Are Songwriters Better Off: The Changing Music Industry Landscape [Chris Castle]
Are songwriters better off compared to five years ago? Discover how songwriters’ lives have been transformed and the surprising changes in the music industry that can make or break a songwriter’s career…
Are songwriters better off compared to 5 years ago?
by CHRIS CASTLE of Music Tech Policy
The Trichordist has been running an important feature series titled “Are You Better off Today than You Were Five Years Ago” focused on the redesignation of the MLC with insightful excerpts from public comments in the Copyright Office MLC rulemaking. What is also an implied question of that series is are you better off today under the Music Modernization Act, the corresponding negotiations at the Copyright Royalty Board and the related litigation.
Despite all the hoorah and overselling of Title I of the sainted Music Modernization Act (the part of the legislation that created the MLC) in my experience nothing has changed for songwriters.
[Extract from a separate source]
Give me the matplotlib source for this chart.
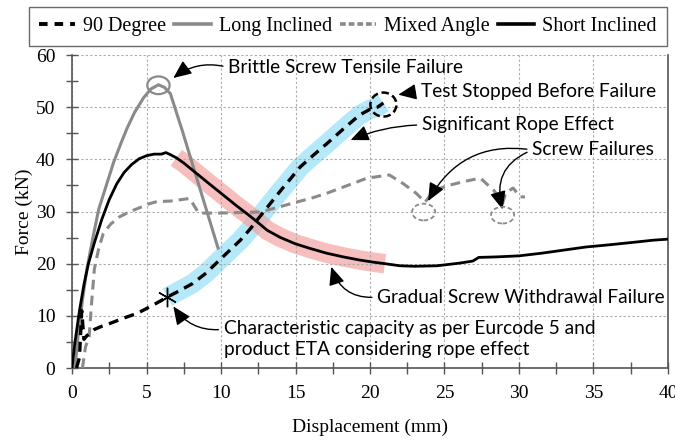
import matplotlib
matplotlib.use('Agg')
import matplotlib.pyplot as plt
from matplotlib.patches import Ellipse
from matplotlib.lines import Line2D
from matplotlib.ticker import MultipleLocator
import numpy as np

# 90 Degree (black dashed)
deg90_x = [0.3, 0.5, 0.65, 0.8, 1.0, 1.5, 2.0, 2.6, 3.5, 4.4, 5.4, 6.4, 7.2, 8.1, 9.0, 9.9, 10.6, 11.3, 12.0,
           12.6, 13.3, 14.0, 14.7, 15.3, 16.2, 17.1, 18.2, 19.3, 20.0, 20.5, 20.9]
deg90_y = [0.0, 2.0, 11.0, 5.5, 6.2, 7.4, 8.0, 8.6, 9.6, 10.5, 12.0, 13.6, 14.8, 16.2, 18.2, 20.7, 22.6, 24.5, 26.8,
           29.0, 31.5, 34.0, 36.4, 38.5, 40.8, 43.0, 45.8, 48.5, 49.6, 50.0, 50.8]

# Long Inclined (gray solid)
long_x = [0.2, 0.4, 0.7, 1.0, 1.4, 1.8, 2.3, 2.8, 3.3, 3.7, 4.2, 4.8, 5.3, 5.8, 6.2, 6.6, 7.4, 8.2, 9.0, 9.8]
long_y = [0.0, 6.0, 13.0, 19.0, 25.0, 30.5, 35.0, 39.5, 43.2, 46.0, 49.0, 51.8, 53.5, 54.3, 53.8, 52.6, 45.5,
          38.0, 30.5, 23.0]

# Mixed Angle (gray dashed)
mixed_x = [0.7, 0.9, 1.15, 1.3, 1.5, 1.8, 2.1, 2.6, 3.2, 3.9, 4.6, 5.2, 5.7, 6.6, 7.9, 8.5, 9.9, 11.2, 12.6, 13.7,
           14.8, 16.0, 17.1, 18.5, 19.8, 21.3, 22.2, 23.1, 23.7, 24.3, 25.4, 26.4, 27.4, 28.3, 28.9, 29.1, 29.6,
           30.1, 30.4]
mixed_y = [0.0, 4.0, 6.0, 12.0, 19.0, 23.0, 25.8, 27.6, 29.0, 30.0, 30.8, 31.5, 31.9, 32.0, 32.5, 29.7, 29.7, 29.8,
           29.9, 30.7, 31.6, 32.5, 33.5, 35.0, 36.4, 37.0, 35.4, 33.5, 31.8, 34.1, 35.1, 35.8, 36.4, 34.1, 31.6,
           33.5, 34.5, 32.8, 32.8]

# Short Inclined (black solid)
short_x = [0.0, 0.2, 0.5, 0.8, 1.1, 1.5, 2.0, 2.5, 3.0, 3.5, 4.0, 4.5, 5.0, 5.5, 6.0, 6.3, 6.6, 7.0, 7.5, 8.1,
           9.0, 10.0, 11.0, 12.0, 12.6, 13.1, 14.0, 15.0, 16.0, 17.1, 18.2, 19.3, 20.2, 21.0, 22.0, 23.0, 24.5,
           26.0, 26.9, 27.3, 28.5, 30.0, 31.5, 33.0, 34.5, 36.0, 37.7, 39.0, 40.0]
short_y = [0.0, 5.0, 11.0, 16.0, 20.0, 24.0, 28.5, 32.3, 35.3, 37.5, 39.0, 40.1, 40.7, 41.0, 41.0, 41.3, 40.9,
           40.3, 39.3, 37.9, 35.8, 33.5, 31.2, 29.0, 27.6, 26.4, 25.0, 23.8, 22.9, 22.0, 21.3, 20.7, 20.3, 20.0,
           19.6, 19.5, 19.6, 20.1, 20.5, 21.2, 21.3, 21.5, 22.0, 22.6, 23.2, 23.6, 24.1, 24.5, 24.7]

# characteristic capacity point
char_x, char_y = 6.4, 13.6

GRAY = '#8a8a8a'
serif = 'Liberation Serif'
sans = 'Lato'

fig = plt.figure(figsize=(6.75, 4.43), dpi=100)
ax = fig.add_axes([0.1067, 0.1693, 0.8829, 0.7065])

# highlight bands built from the series themselves
d90x, d90y = np.array(deg90_x), np.array(deg90_y)
m = d90x >= char_x
ax.plot(d90x[m], d90y[m], color='#a8e6f8', lw=14, alpha=0.85, solid_capstyle='butt',
        solid_joinstyle='round', zorder=1)
sx, sy = np.array(short_x), np.array(short_y)
m = (sx >= 7.0) & (sx <= 21.0)
ax.plot(sx[m], sy[m], color='#f5a3a3', lw=14, alpha=0.7, solid_capstyle='butt',
        solid_joinstyle='round', zorder=1)

ax.plot(long_x, long_y, color=GRAY, lw=2.2, zorder=3)
ax.plot(mixed_x, mixed_y, color=GRAY, lw=2.2, ls=(0, (3.2, 2)), zorder=3)
ax.plot(short_x, short_y, color='black', lw=2.0, zorder=4)
ax.plot(deg90_x, deg90_y, color='black', lw=2.4, ls=(0, (3, 2)), zorder=5)
ax.plot([char_x], [char_y], marker=(6, 2, 0), ms=14, mec='black', mew=1.0, ls='none', zorder=6)

# failure markers
ax.add_patch(Ellipse((5.8, 54.2), 1.5, 3.4, fill=False, ec=GRAY, lw=1.6, zorder=6))
ax.add_patch(Ellipse((20.9, 50.5), 1.75, 4.6, fill=False, ec='black', lw=1.8, ls=(0, (3, 1.5)), zorder=6))
ax.add_patch(Ellipse((23.6, 29.9), 1.55, 3.2, fill=False, ec=GRAY, lw=1.3, ls=(0, (2.5, 1.5)), zorder=6))
ax.add_patch(Ellipse((28.9, 29.3), 1.55, 3.2, fill=False, ec=GRAY, lw=1.3, ls=(0, (2.5, 1.5)), zorder=6))

ax.set_xlim(0, 40)
ax.set_ylim(0, 60)
ax.xaxis.set_major_locator(MultipleLocator(5))
ax.xaxis.set_minor_locator(MultipleLocator(2.5))
ax.yaxis.set_major_locator(MultipleLocator(10))
ax.yaxis.set_minor_locator(MultipleLocator(5))
ax.grid(True, which='major', color='#aaaaaa', ls=(0, (2, 2)), lw=0.8)
ax.tick_params(which='both', direction='inout', length=8, width=1, color='#555555',
               labelsize=14, pad=8)
for lab in ax.get_xticklabels() + ax.get_yticklabels():
    lab.set_fontfamily(serif)
for sp in ax.spines.values():
    sp.set_color('#555555')
    sp.set_linewidth(1.2)
ax.spines['top'].set_visible(False)

ax.set_xlabel('Displacement (mm)', fontsize=14, family=serif, labelpad=12)
ax.set_ylabel('Force (kN)', fontsize=14, family=serif, labelpad=2)

ann = dict(fontsize=13.8, family=sans, va='center', ha='left')
arr = dict(arrowstyle='-|>,head_length=0.8,head_width=0.35', color='black', lw=1.0,
           shrinkA=2, shrinkB=0, relpos=(0, 0.5))

ax.annotate('Brittle Screw Tensile Failure', xy=(6.8, 55.6), xytext=(10.5, 57.6),
            arrowprops=dict(arr, connectionstyle='arc3,rad=0.25'), **ann)
ax.annotate('Test Stopped Before Failure', xy=(21.9, 52.4), xytext=(23.4, 53.1),
            arrowprops=dict(arr, connectionstyle='arc3,rad=0'), **ann)
ax.annotate('Significant Rope Effect', xy=(18.7, 43.7), xytext=(23.5, 46.6),
            arrowprops=dict(arr, connectionstyle='arc3,rad=0.1'), **ann)
ax.annotate('Screw Failures', xy=(23.9, 32.0), xytext=(30.9, 41.8),
            arrowprops=dict(arr, connectionstyle='arc3,rad=0.35'), **ann)
ax.annotate('Screw Failures', xy=(28.9, 30.4), xytext=(30.9, 41.8), color='none',
            arrowprops=dict(arr, connectionstyle='arc3,rad=0.45'), **ann)
ax.annotate('Gradual Screw Withdrawal Failure', xy=(17.4, 19.4), xytext=(20.5, 13.6),
            arrowprops=dict(arr, connectionstyle='arc3,rad=-0.4'), **ann)
ax.annotate('Characteristic capacity as per Eurcode 5 and\nproduct ETA considering rope effect',
            xy=(6.8, 11.8), xytext=(10.2, 5.6), linespacing=1.3,
            arrowprops=dict(arr, connectionstyle='arc3,rad=-0.3', relpos=(0, 0.75)), **ann)

handles = [Line2D([], [], color='black', lw=2.8, ls=(0, (2.2, 1.8))),
           Line2D([], [], color=GRAY, lw=2.6),
           Line2D([], [], color=GRAY, lw=2.6, ls=(0, (1.6, 0.8))),
           Line2D([], [], color='black', lw=2.6)]
labels = ['90 Degree', 'Long Inclined', 'Mixed Angle', 'Short Inclined']
leg = fig.legend(handles, labels, loc='upper right', bbox_to_anchor=(0.988, 0.984), ncol=4,
                 prop={'family': serif, 'size': 14.5}, frameon=True, fancybox=False,
                 edgecolor='#444444', handlelength=1.8, handletextpad=0.4, columnspacing=0.4,
                 borderpad=0.5, borderaxespad=0)
leg.get_frame().set_linewidth(1.0)

fig.savefig('out.png', dpi=100)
Except spending an enormous amount of free time spent updating the MLC’s database for them. Successful songwriters are still successful, and, rough justice, the other 95% or so are still broke. This isn’t the fault of any one songwriter, but in the first instance it is the fault of the interlocking boards and executives who demand to be in charge. They wanted it, well now they’ve got it. Of course it’s also the fault of greedy, drooling, big tech executives and their minime lawyers, starting with Spotify and the evil Daniel Ek.
Independent songwriters dealing with Big Tech in litigation is a little bit like dealing with government prosecutors. They whinge about how dedicated they are and what super lawyers they must be because they have a high conviction rate. (Many have never conducted an actual trial.) You’d have a high conviction rate, too, if you had hundreds of lawyers, unlimited budgets, privacy busting tools, and political control of judicial appointments through the alumni network of former members of your operations. And who is on the other side? This array of legal and lobbying muscle is in the field against underfunded public defenders who are mostly trying to cut the a deal based on the lesser of two evils.
While redesignating the MLC is an opportunity to look back at that organization’s job performance, it’s also an opportunity to look back at where the current decisionmakers and power brokers have gotten us with our so-called “partners” at the platforms. Further, it’s an opportunity to look at the entire structure of government mandates, interlocking boards of directors, lack of songwriter representation, highly paid lawyers, lobbyists and executives, and abysmal royalty payouts mixed with the absurd MLC black box.
But there’s no point whinging about it on our side, either, because we are where we are and we’ve gotten where we’ve gotten. Ivors Academy in the UK is hosting an important event by songwriters for songwriters that will take a welcoming yet no doubt critical eye at the current environment. I wish we had something similar in the US. But guess who has no interest in allowing the workers to talk amongst themselves.